Mexico Not Sure When It Will Seal Tunnel ‘El Chapo’ Used To Escape

But don’t worry -- they’ve placed guards at the entrance.
Edgard Garrido / Reuters

Mexican authorities still haven’t closed up the hole that drug lord Joaquín “El Chapo” Guzmán Loera used to escape from a maximum security prison in July.

Secretary of the Interior Miguel Ángel Osorio Chong told reporters Wednesday that authorities were waiting for a judge’s order to plug the hole at the end of the mile-long tunnel that leads to the shower of Guzmán’s old cell.

“There is a process underway with respect to the tunnel,” Osorio said, according to Mexican magazine Proceso. “It’s moving in that direction at the moment, toward closing it. It’s not closed yet, and the judge will decide when to do what has to be done. But it’s being guarded.”

El Chapo was recaptured last week and placed once again in El Altiplano maximum security prison -- the same one he broke out of last year.

NBC News reporters noted the tunnel remained open in a report published Tuesday. They saw several guards at the tunnel’s entrance, one of whom said that no one was allowed to enter the tunnel without permission.

“There are plans to cover it,” one officer told the reporters. “But they haven’t done it yet.”

It would seem like a basic precaution to take for an archcriminal who has escaped from prison twice. Authorities believe the Sinaloa cartel obtained the blueprints of the Altiplano prison to plan Guzmán’s most recent escape.

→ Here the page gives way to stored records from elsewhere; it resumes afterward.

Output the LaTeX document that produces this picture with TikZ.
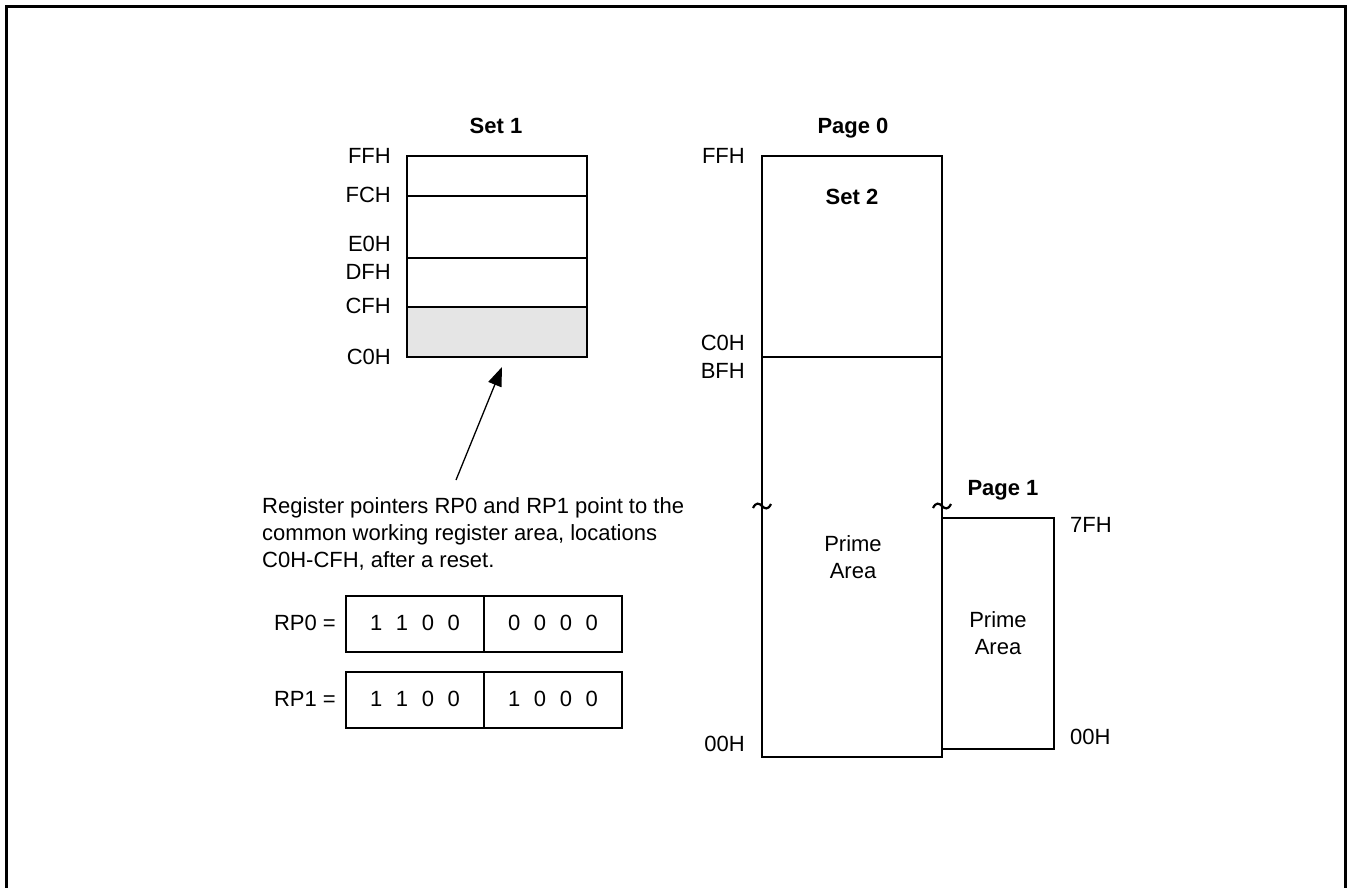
\documentclass[tikz,border=0pt]{standalone}
\usepackage{fontspec}
\setmainfont{Liberation Sans}
\usetikzlibrary{arrows.meta}
\begin{document}
\begin{tikzpicture}[x=1pt,y=-1pt,
  lbl/.style={font=\fontsize{22}{27}\selectfont, inner sep=0pt, text height=0.72em, text depth=0pt, yshift=-3pt},
  ttl/.style={lbl, font=\fontsize{22}{27}\selectfont\bfseries},
  boxline/.style={line width=1.4pt},
  frameline/.style={line width=3pt},
  tildemark/.style={line width=2.2pt}]
\useasboundingbox (0,0) rectangle (1353,887);
% frame
\draw[frameline] (6,890) -- (6,6) -- (1345,6) -- (1345,890);

% Set 1
\fill[gray!20] (407,307) rectangle (587,357);
\draw[boxline] (407,156) rectangle (587,357);
\draw[boxline] (407,196) -- (587,196);
\draw[boxline] (407,258) -- (587,258);
\draw[boxline] (407,307) -- (587,307);
\node[ttl] (set1) at (496,127) {Set 1};
\node[lbl,anchor=east] (s1ff) at (391,157) {FFH};
\node[lbl,anchor=east] (s1fc) at (391,196) {FCH};
\node[lbl,anchor=east] (s1e0) at (391,245) {E0H};
\node[lbl,anchor=east] (s1df) at (391,273) {DFH};
\node[lbl,anchor=east] (s1cf) at (391,307) {CFH};
\node[lbl,anchor=east] (s1c0) at (391,358) {C0H};

% arrow
\coordinate (atail) at (456,480);
\coordinate (ahead) at (502,367);
\draw[line width=1.3pt, -{Triangle[length=19pt,width=14pt]}] (atail) -- (ahead);

% description
\node[lbl, anchor=north west, align=left, text height=, text depth=] (desc) at (262,494)
 {Register pointers RP0 and RP1 point to the\\common working register area, locations\\C0H-CFH, after a reset.};

% RP boxes
\draw[boxline] (346,596) rectangle (622,652);
\draw[boxline] (484,596) -- (484,652);
\draw[boxline] (346,672) rectangle (622,728);
\draw[boxline] (484,672) -- (484,728);
\node[lbl,anchor=east] (rp0) at (336,624) {RP0 =};
\node[lbl,anchor=east] (rp1) at (336,700) {RP1 =};
\node[lbl] (rp0a) at (415,624) {1\hspace{0.62em}1\hspace{0.62em}0\hspace{0.62em}0};
\node[lbl] (rp0b) at (553,624) {0\hspace{0.62em}0\hspace{0.62em}0\hspace{0.62em}0};
\node[lbl] (rp1a) at (415,700) {1\hspace{0.62em}1\hspace{0.62em}0\hspace{0.62em}0};
\node[lbl] (rp1b) at (553,700) {1\hspace{0.62em}0\hspace{0.62em}0\hspace{0.62em}0};

% Page 0
\draw[boxline] (762,156) rectangle (942,757);
\draw[boxline] (762,357) -- (942,357);
\node[ttl] (page0) at (853,127) {Page 0};
\node[ttl] (set2) at (852,198) {Set 2};
\node[lbl,anchor=east] (p0ff) at (745,157) {FFH};
\node[lbl,anchor=east] (p0c0) at (745,344) {C0H};
\node[lbl,anchor=east] (p0bf) at (745,372) {BFH};
\node[lbl,anchor=east] (p000) at (745,745) {00H};
\node[lbl, align=center, text height=, text depth=] (prime0) at (853,554) {Prime\\Area};

% tildes
\draw[tildemark] (753,508) .. controls (756,502) and (759,503) .. (762,506) .. controls (765,509) and (768,510) .. (771,504);
\draw[tildemark] (933,508) .. controls (936,502) and (939,503) .. (942,506) .. controls (945,509) and (948,510) .. (951,504);

% Page 1
\draw[boxline] (942,518) -- (1054,518) -- (1054,749) -- (942,749);
\node[ttl] (page1) at (1003,489) {Page 1};
\node[lbl,anchor=west] (p17f) at (1070,526) {7FH};
\node[lbl,anchor=west] (p100) at (1070,738) {00H};
\node[lbl, align=center, text height=, text depth=] (prime1) at (998,630) {Prime\\Area};
\end{tikzpicture}
\end{document}
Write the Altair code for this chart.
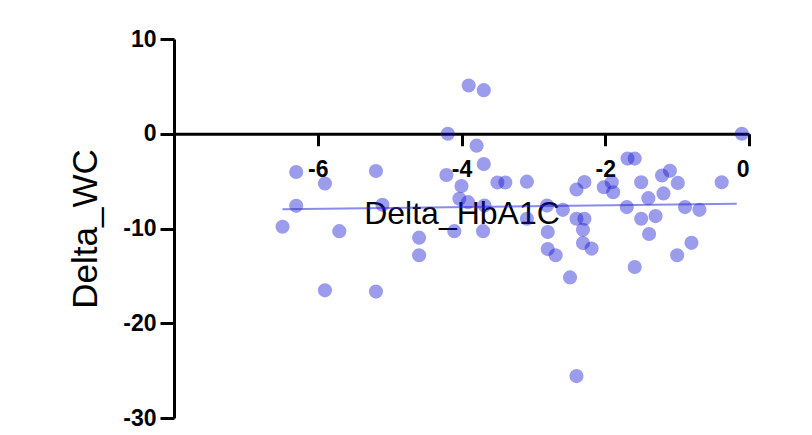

To avoid another escape attempt, guards have rotated El Chapo to a new jail cell every few days.

Mexican authorities say they hope to extradite Guzmán to the United States, where he faces charges in multiple jurisdictions for drug trafficking and other crimes.

Former Mexican Attorney General Jesús Murillo Karam had said last year that Mexico would refuse to extradite Guzmán, but the Enrique Peña Nieto administration changed its position after the drug lord’s July escape.